Assassinated seven times, Yahweh seems unable to summon the energy to revive his spirit along with what is undoubtedly an ailing body. After being “assaulted on all sides by an onslaught of evil, vice and shame, (pg 88) and by accepting the crown of flies, “the Lord God Father of All Creation had consented to his own death. ” (pg 112) Perhaps it is for the best as it is not a loving God that must “lift One’s skirts to avoid contamination [from] the hands of sinners that reach out to touch One and to drag One down. (pg 89)
This is a God to whom agape is a foreign and abhorrent thing. “Mercy … [is] not his concern,” (pg 69) and the only love he is aware of is that in which he is the master of both men and angels and they are his slaves. With the words that “the will of God would triumph, no matter what the cost,” (pg 239) the God of Love, Yahweh, becomes a deception of massive proportions for a true God cares for each individual being, no matter how insignificant and would hesitate to lose a single one.
If “it was His intention to leave behind an impression of His person that would last … forever,” (pg 189) he did. “Yahweh – with his final gesture – shut them in” (pg 189) the ark and drowned the world entire as a fitting monument to mark his own passing. He and his actions stand as a mockery of a true God as they are devoid of mercy, wisdom, and strength and instead are rife with weakness, self pity, and selfishness. Not Wanted on the Voyage creates a world that is a negative photo image of all that we would wish it to be.
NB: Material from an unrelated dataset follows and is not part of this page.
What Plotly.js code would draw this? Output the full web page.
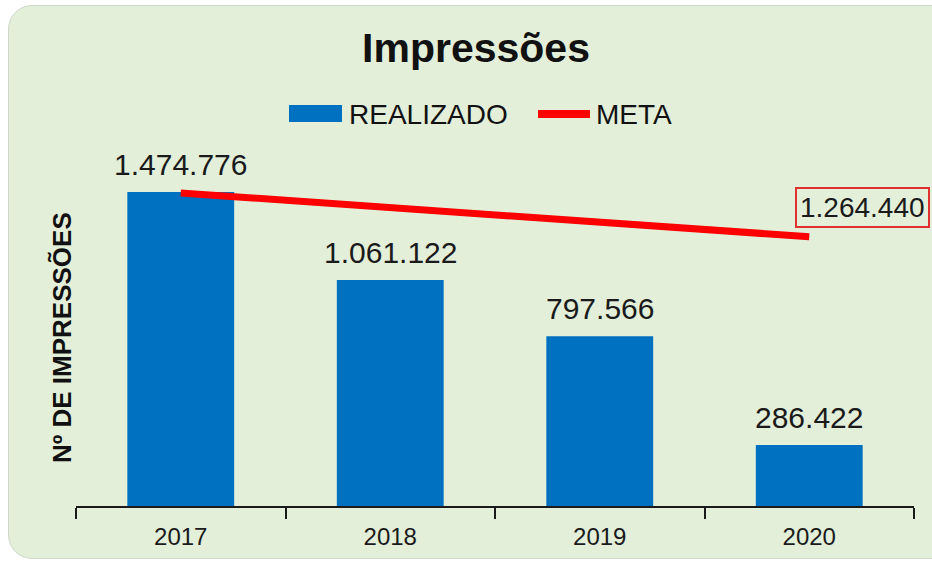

The reversal of good and evil in the novel compels the reader to sit back and look at their own individual world objectively. What they find may be disturbing because their questions may unveil much injustice that has been done under the guise of goodness, and they may discover that their own personal biases towards what is “evil” may be just that – a basis that is founded in ignorance, not fact. After reading the novel you learn to challenge reality in order to find the truth buried within.